World Fare's Worcestershire Braised Short Ribs

Recipe courtesy of World Fare
Show: Unique Eats Episode: Adventure
TOTAL TIME: 17 hr
Prep: 1 hr
Inactive Prep: 2 hr
Cook: 14 hr
YIELD: 10 to 12 servings
LEVEL: Difficult

ingredients

  • Worcestershire sauce, recipe follows
  • Short ribs
  • 10 pounds beef short ribs
  • Kosher salt
  • Freshly ground black pepper
  • Grapeseed oil, for searing
  • Worcestershire sauce
  • Dash olive oil
  • 3 medium onions, sliced
  • 4 stalks celery, sliced
  • 3 carrots, sliced
  • 1 jalapeno pepper, chopped
  • 4 ounces anchovy fillets
  • 8 cloves garlic
  • 1/2 cup tamarind paste*
  • 1/4 cup grated fresh ginger
  • 1/4 cup peppercorns
  • 2 tablespoons cloves
  • 2 quarts balsamic vinegar
  • 6 tablespoons molasses
  • 3 quarts demi glace
  • Kosher salt
  • *Can be found at specialty Asian markets.
recipe tools

Directions

Make sure your short ribs are cleaned of any sinew. You can ask your local meat butcher to remove all the sinew.

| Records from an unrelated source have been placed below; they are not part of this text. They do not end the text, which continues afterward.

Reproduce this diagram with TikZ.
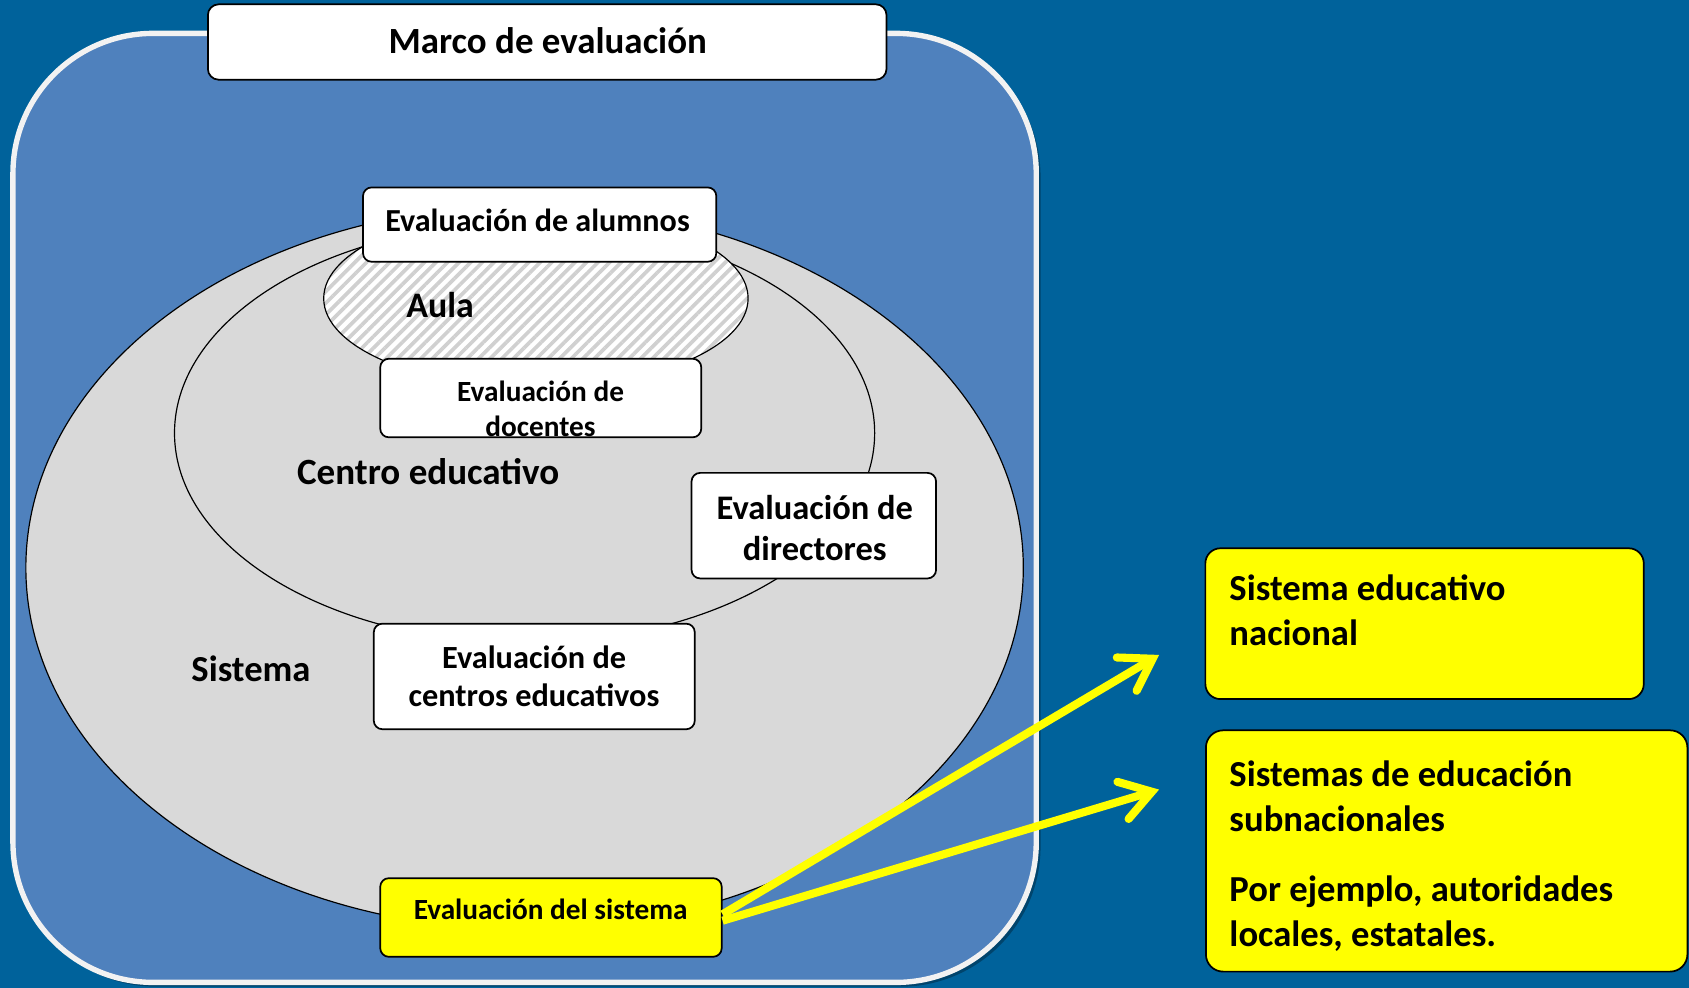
\documentclass[tikz,border=0pt]{standalone}
\usepackage{fontspec}
\setmainfont{Carlito}
\usetikzlibrary{shapes.geometric,arrows.meta,patterns.meta}
\definecolor{bgblue}{RGB}{0,98,155}
\definecolor{panelblue}{RGB}{79,129,189}
\definecolor{ellgray}{RGB}{217,217,217}
\definecolor{hatchgray}{RGB}{208,208,208}
\definecolor{rimwhite}{RGB}{242,242,242}
\definecolor{hiyellow}{RGB}{255,255,0}
\begin{document}
\begin{tikzpicture}[x=1pt,y=-1pt,
  box/.style={draw=black, line width=1.6pt, rounded corners=8pt, fill=white, inner sep=0pt},
  ybox/.style={box, fill=hiyellow},
  ell/.style={ellipse, draw=black, line width=1.1pt, fill=ellgray, inner sep=0pt},
  lbl/.style={anchor=base, align=center, inner sep=0pt},
  lblw/.style={anchor=base west, align=left, inner sep=0pt},
  arr/.style={draw=hiyellow, line width=7.5pt, -{Straight Barb[length=28pt,width=36pt,line cap=round,line join=miter]}},
]
\useasboundingbox (0,0) rectangle (1568,917);
\fill[bgblue] (0,0) rectangle (1568,917);

% panel with shadow
\fill[black, opacity=0.3, rounded corners=130pt] (15,34) rectangle (966,916);
\node[draw=rimwhite, line width=5pt, fill=panelblue, rounded corners=130pt,
      minimum width=950pt, minimum height=881pt, inner sep=0pt] (panel) at (487,471.5) {};

% ellipses
\node[ell, minimum width=926pt, minimum height=672pt] (sistemaell) at (487,527) {};
\node[ell, minimum width=650pt, minimum height=390pt] (centroell) at (487,402) {};
\node[ell, minimum width=394pt, minimum height=166pt, preaction={fill=white},
      pattern={Lines[angle=45,distance=7.6pt,line width=3.4pt]}, pattern color=hatchgray] (aulaell) at (497.5,277) {};

% boxes
\node[box, rounded corners=10pt, minimum width=630pt, minimum height=70pt] (title) at (508,39) {};
\node[box, minimum width=328pt, minimum height=69pt] (alum) at (501,208.5) {};
\node[box, minimum width=298pt, minimum height=73pt] (doc) at (502,369.5) {};
\node[box, minimum width=227pt, minimum height=98pt] (dir) at (755.5,488) {};
\node[box, minimum width=298pt, minimum height=98pt] (cen) at (496,628) {};
\node[ybox, minimum width=317pt, minimum height=73pt] (sys) at (511.5,851.75) {};
\node[ybox, rounded corners=14pt, minimum width=407pt, minimum height=140pt] (nac) at (1322.5,579) {};
\node[ybox, rounded corners=16pt, minimum width=447pt, minimum height=224pt] (sub) at (1343,790) {};

% texts (base anchor = baseline of the last line)
\node[lbl, font=\fontsize{34.3}{40}\selectfont\bfseries] (titletxt) at (508.5,49.5) {Marco de evaluación};
\node[lbl, font=\fontsize{29.8}{35}\selectfont\bfseries] (alumtxt) at (499,215) {Evaluación de alumnos};
\node[lbl, font=\fontsize{33.3}{40}\selectfont\bfseries] (aulatxt) at (408.5,294.6) {Aula};
\node[lbl, font=\fontsize{27.2}{32.5}\selectfont\bfseries] (doctxt) at (501.8,404.8) {Evaluación de\\docentes};
\node[lbl, font=\fontsize{34.4}{40}\selectfont\bfseries] (centrotxt) at (397.5,450.2) {Centro educativo};
\node[lbl, font=\fontsize{32}{38.7}\selectfont\bfseries] (dirtxt) at (756.4,520.8) {Evaluación de\\directores};
\node[lbl, font=\fontsize{34}{40}\selectfont\bfseries] (sistematxt) at (233,632.8) {Sistema};
\node[lbl, font=\fontsize{30}{35.5}\selectfont\bfseries] (centxt) at (495.8,656) {Evaluación de\\centros educativos};
\node[lbl, font=\fontsize{27.2}{32}\selectfont\bfseries] (systxt) at (511.2,853.5) {Evaluación del sistema};
\node[lblw, font=\fontsize{34}{42}\selectfont\bfseries] (nactxt) at (1141.2,599.7) {Sistema educativo\\nacional};
\node[lblw, font=\fontsize{34}{42}\selectfont\bfseries] (subtxt) at (1141.2,878.8) {Sistemas de educación\\subnacionales\\[23pt]Por ejemplo, autoridades\\locales, estatales.};

% arrows
\coordinate (t1) at (1076,608);
\coordinate (t2) at (1076,733);
\draw[arr] ([yshift=3pt]sys.east) -- (t1);
\draw[arr] ([yshift=-3pt]sys.east) -- (t2);
\end{tikzpicture}
\end{document}
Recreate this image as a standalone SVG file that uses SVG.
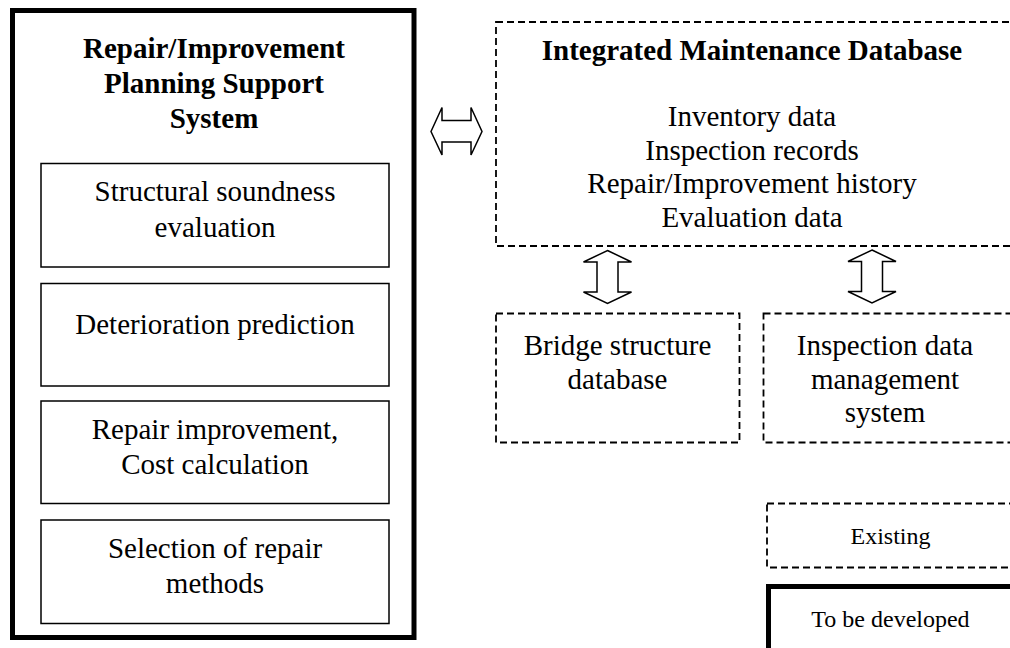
<svg xmlns="http://www.w3.org/2000/svg" width="1010" height="648" viewBox="0 0 1010 648">
  <style>
    text { font-family: "Liberation Serif", "Times New Roman", serif; fill: #000; text-anchor: middle; }
    .t { font-size: 29px; }
    .b { font-size: 29px; font-weight: bold; }
    .s { font-size: 24px; }
    .thick { fill: #fff; stroke: #000; stroke-width: 5; }
    .thin { fill: #fff; stroke: #000; stroke-width: 1.5; }
    .dash { fill: none; stroke: #000; stroke-width: 1.8; stroke-dasharray: 7 4; }
    .arrow { fill: #fff; stroke: #000; stroke-width: 1.5; stroke-linejoin: miter; }
  </style>
  <rect width="1010" height="648" fill="#fff"/>

  <!-- Planning support system (to be developed) -->
  <g id="planning-system">
    <rect class="thick" x="12.5" y="10.5" width="401.5" height="627"/>
    <text class="b" x="214" y="58">Repair/Improvement</text>
    <text class="b" x="214" y="93">Planning Support</text>
    <text class="b" x="214" y="128">System</text>
  </g>
  <g id="soundness">
    <rect class="thin" x="41" y="163.5" width="348" height="103.5"/>
    <text class="t" x="215" y="201">Structural soundness</text>
    <text class="t" x="215" y="236.5">evaluation</text>
  </g>
  <g id="deterioration">
    <rect class="thin" x="41" y="283.5" width="348" height="102.5"/>
    <text class="t" x="215" y="334">Deterioration prediction</text>
  </g>
  <g id="cost">
    <rect class="thin" x="41" y="401" width="348" height="102.5"/>
    <text class="t" x="215" y="438.5">Repair improvement,</text>
    <text class="t" x="215" y="473.5">Cost calculation</text>
  </g>
  <g id="methods">
    <rect class="thin" x="41" y="520" width="348" height="103.5"/>
    <text class="t" x="215" y="557.5">Selection of repair</text>
    <text class="t" x="215" y="593">methods</text>
  </g>

  <!-- Existing databases -->
  <g id="maintenance-db">
    <rect class="dash" x="496" y="22" width="530" height="224"/>
    <text class="b" x="752" y="59.5">Integrated Maintenance Database</text>
    <text class="t" x="752" y="126">Inventory data</text>
    <text class="t" x="752" y="159.5">Inspection records</text>
    <text class="t" x="752" y="193">Repair/Improvement history</text>
    <text class="t" x="752" y="226.5">Evaluation data</text>
  </g>
  <g id="bridge-db">
    <rect class="dash" x="496" y="313.5" width="243.5" height="129"/>
    <text class="t" x="617.5" y="355">Bridge structure</text>
    <text class="t" x="617.5" y="388.5">database</text>
  </g>
  <g id="inspection-system">
    <rect class="dash" x="763.5" y="313.5" width="270" height="129"/>
    <text class="t" x="885" y="355">Inspection data</text>
    <text class="t" x="885" y="388.5">management</text>
    <text class="t" x="885" y="422">system</text>
  </g>

  <!-- Legend -->
  <g id="legend-existing">
    <rect class="dash" x="767" y="503.5" width="270" height="64"/>
    <text class="s" x="890.5" y="544">Existing</text>
  </g>
  <g id="legend-new">
    <rect class="thick" x="768.5" y="586.5" width="270" height="90"/>
    <text class="s" x="890.5" y="626.5">To be developed</text>
  </g>

  <!-- Two-way block arrows -->
  <g id="connectors">
    <polygon class="arrow" points="431,131.5 442,107.5 442,120.5 471,120.5 471,107.5 482,131.5 471,155 471,142 442,142 442,155"/>
    <polygon class="arrow" points="607.5,250.5 631.5,262 618,262 618,292 631.5,292 607.5,303.5 583.5,292 597,292 597,262 583.5,262"/>
    <polygon class="arrow" points="872,250 896,261.5 882.5,261.5 882.5,291.5 896,291.5 872,303 848,291.5 861.5,291.5 861.5,261.5 848,261.5"/>
  </g>
</svg>
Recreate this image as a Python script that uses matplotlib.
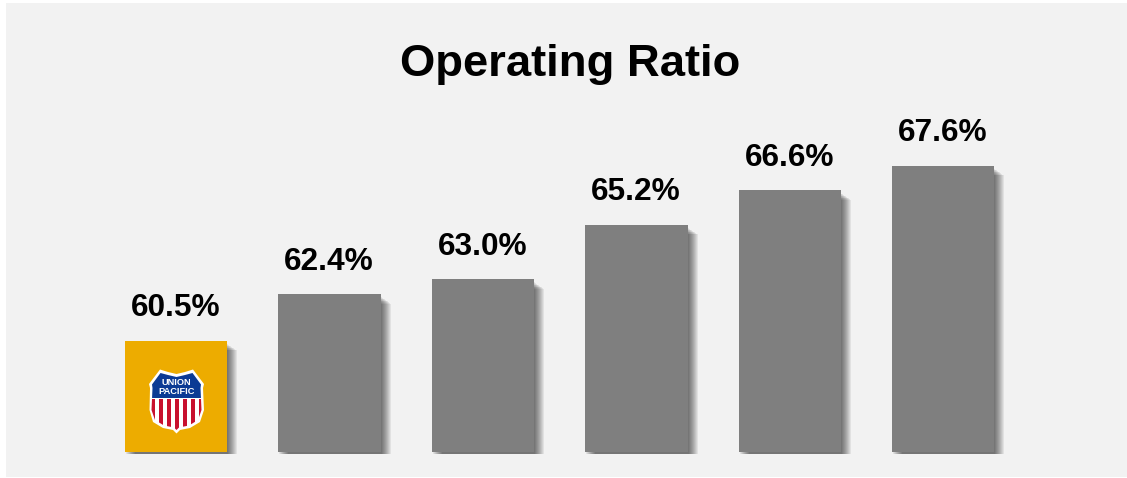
import matplotlib
matplotlib.use("Agg")
import matplotlib.pyplot as plt
from matplotlib.patches import Rectangle, Polygon
from matplotlib.transforms import Affine2D

plt.rcParams['font.family'] = ['Liberation Sans', 'DejaVu Sans']

title = "Operating Ratio"
categories = ["Union Pacific", "Peer 1", "Peer 2", "Peer 3", "Peer 4", "Peer 5"]
values = [60.5, 62.4, 63.0, 65.2, 66.6, 67.6]
labels = ["60.5%", "62.4%", "63.0%", "65.2%", "66.6%", "67.6%"]
bar_colors = ["#EDAC00", "#7F7F7F", "#7F7F7F", "#7F7F7F", "#7F7F7F", "#7F7F7F"]

W, H = 1127, 478
fig = plt.figure(figsize=(W / 100, H / 100), dpi=100, facecolor="white")
px = Affine2D().scale(1, -1).translate(0, H)   # reference pixel coordinates

fig.add_artist(Rectangle((6, 3), W - 6, 474, transform=px, facecolor="#F2F2F2",
                         edgecolor="none", zorder=-5))

# axes: baseline at y=452, first bar centre x=176.2, spacing 153.4 px
spacing = 153.4
left, right = 176.2 - spacing / 2, 176.2 + spacing * 5.5
top, base = 100, 452
ax = fig.add_axes([left / W, (H - base) / H, (right - left) / W, (base - top) / H])
ax.set_xlim(-0.5, 5.5)
ymin = 56.0
unit = 24.68
ax.set_ylim(ymin, ymin + (base - top) / unit)
ax.axis("off")
ax.patch.set_visible(False)

xs = list(range(len(values)))
width = 102.5 / spacing

# soft drop shadow: stacked translucent layers
n_layers = 10
for i in range(1, n_layers + 1):
    shrink = (2.5 + i * 0.7) / unit
    ax.bar(xs, [v - shrink - ymin + 2.2 / unit for v in values], bottom=ymin - 2.2 / unit,
           width=width, color="black", alpha=0.068, linewidth=0,
           transform=ax.transData + Affine2D().translate(i, 0), clip_on=False, zorder=1)

bars = ax.bar(xs, [v - ymin for v in values], bottom=ymin, width=width,
              color=bar_colors, linewidth=0, zorder=2)

for x, v, lab in zip(xs, values, labels):
    ax.annotate(lab, (x, v), xytext=(-0.4, 17.6), textcoords="offset points", ha="center",
                va="baseline", fontsize=22.8, fontweight="bold", color="black", zorder=5)

fig.text(570 / W, (H - 64.7) / H, title, ha="center", va="center", fontsize=32.7,
         fontweight="bold", color="black")

# Union Pacific shield logo
outline = [(149, 384), (160, 369.5), (168, 372), (176.5, 374), (185, 372), (193, 369.5),
           (204, 384), (203, 388), (204, 410), (200, 422), (190, 428), (180, 430),
           (176.5, 433.5), (173, 430), (163, 428), (153, 422), (149.5, 410), (150, 388)]
inner = [(152, 384.5), (160.5, 373), (168, 375), (176.5, 377), (185, 375), (192.5, 373),
         (201, 384.5), (200.5, 388), (201.5, 410), (198, 420), (189, 425.5), (179, 427.5),
         (176.5, 430), (174, 427.5), (164, 425.5), (155, 420), (151.5, 410), (152.5, 388)]
fig.add_artist(Polygon(outline, closed=True, transform=px, facecolor="white", edgecolor="none", zorder=6))
clip = Polygon(inner, closed=True, transform=px, facecolor="white", edgecolor="none", zorder=6)
fig.add_artist(clip)

blue = Rectangle((148, 368), 58, 30, transform=px, facecolor="#0B3A94", edgecolor="none", zorder=7)
fig.add_artist(blue)
blue.set_clip_path(clip)
for sx in [151.5, 159.5, 167.5, 175.5, 183.5, 191.5, 199]:
    r = Rectangle((sx - 0.2, 398.5), 3.6, 34, transform=px, facecolor="#C8102E", edgecolor="none", zorder=7)
    fig.add_artist(r)
    r.set_clip_path(clip)

fig.text(176.5 / W, (H - 382.5) / H, "UNION", ha="center", va="center", color="white",
         fontsize=6.7, fontweight="bold", zorder=8)
fig.text(176.5 / W, (H - 391.5) / H, "PACIFIC", ha="center", va="center", color="white",
         fontsize=6.7, fontweight="bold", zorder=8)

fig.savefig("out.png", dpi=100, facecolor=fig.get_facecolor())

Preheat the oven to 200 degrees F.

Generously season the short ribs with salt and pepper.

In a large pan add the grapeseed oil and heat until screaming hot. Place the short ribs in the pan and hard sear them on all sides. Once the ribs are nice and seared, remove them from the pan.

Deglaze the pan with a cup of the homemade Worcestershire sauce.

Place the short ribs in a roasting pan with the deglazed juice from the seared pan.

Cover the short ribs with more of the Worcestershire sauce; cover the roasting pan with foil and place in the oven for 12 hours.

Serving Suggestions:

Reduce some of the Worcestershire braising liquid to a thick sauce. Serve with horseradish smashed potatoes, and caramelized mirepoix (onions, carrots, celery).
In a large stockpot, add the olive oil, onions, celery, carrots, and jalapeno pepper. Cook the vegetables, stirring frequently, until caramelized. Add the anchovies, garlic, tamarind paste, ginger, peppercorns, cloves, vinegar, and molasses to the pot. Simmer for approximately 1 hour, stirring occasionally, until most of the vinegar taste is gone.

Add the demi glace to the pot. Simmer the mixture for 1 more hour, stirring occasionally. Season, strain through a fine mesh strainer and chill.